I’ve seen this before. It’s the shoulder. Even though it’s factory, I’m willing to bet the shoulder needs bumped just a bit. Have you tried another type, brand of ammo? Especially these days…ammo consistency is NOT what it was just a few years ago. Factory output is at an all time high. Do you reload? If you do, I’d say bump the shoulders maybe a thou. But then, I don’t reload 35 Whel. Just something to check. I am however, I Savage enthusiast. And I run into this with mine in 260 Rem.

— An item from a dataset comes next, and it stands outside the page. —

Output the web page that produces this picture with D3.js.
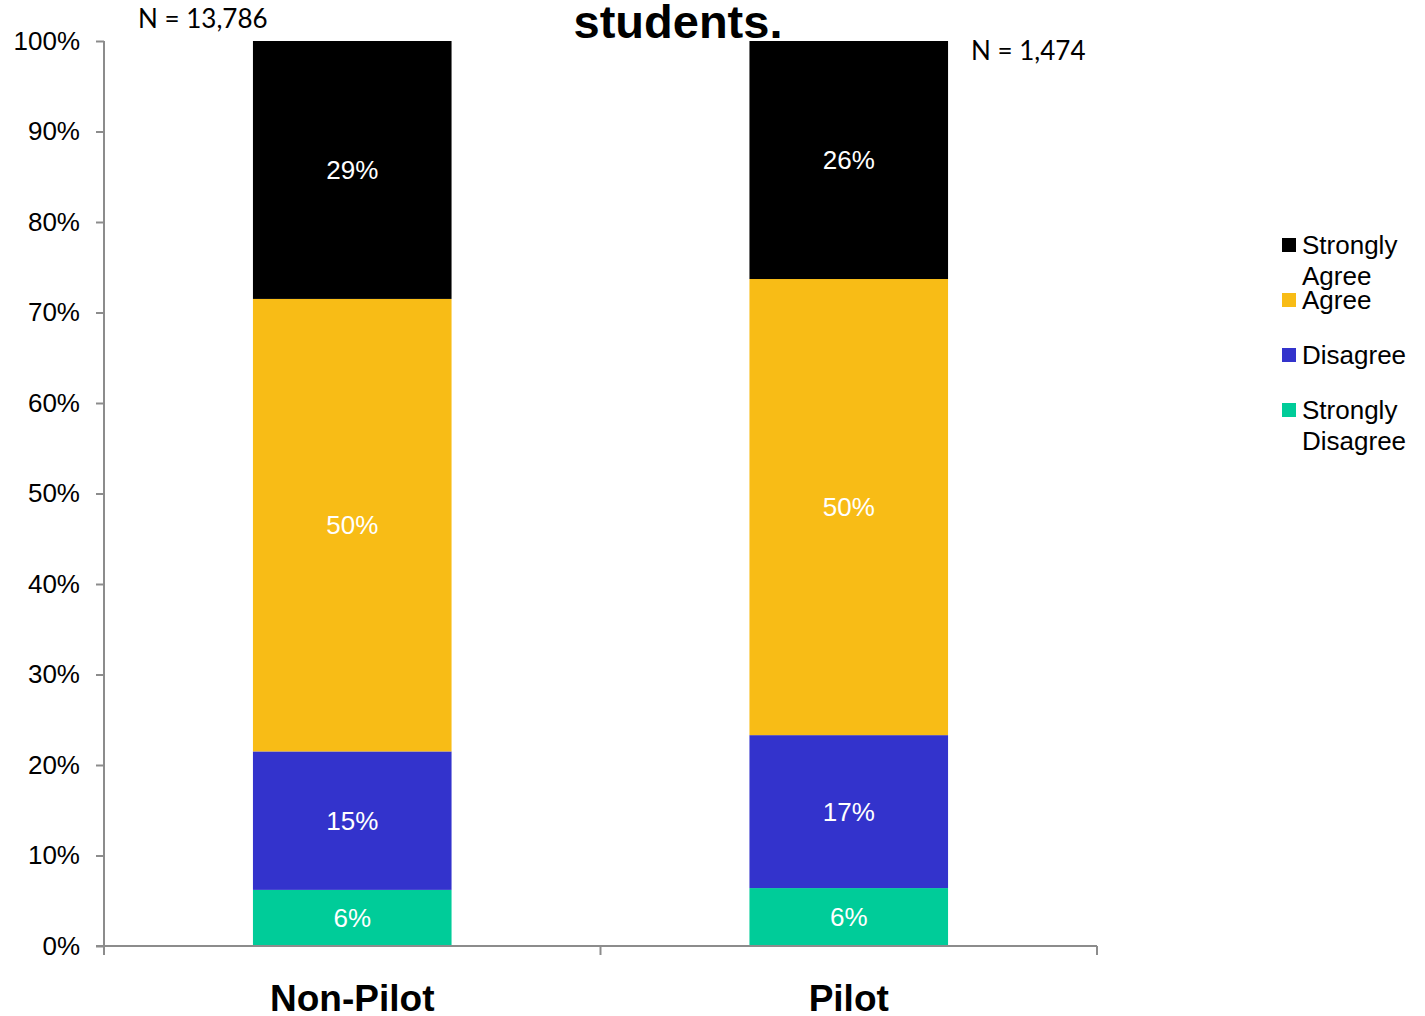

I can reload but I don’t typically. I planned on it and I am going to for this one though. I am sighting in with some factory Federal Fusion and will use that for deer hunting this year. Later in Jan, I will be going for a Nilgai in TX and will be using hand loads I develop between now and then.

I think the story will be told with the fired brass and how it groups. After that I will proceed as seems fit. Bumping the shoulder back may be a remedy in this instance. Dialing the headspace back helped enough that the ammo chambers much more freely now but still leaves the ring on the shoulder.
 
The Go and No Go gauges that Shaw provides in those barrel kits are not nearly as well-made as gauges from Manson or Clymer. You might want to borrow a regular 30-06 Go gauge from a reputable manufacturer for one last try before you go recutting your chamber.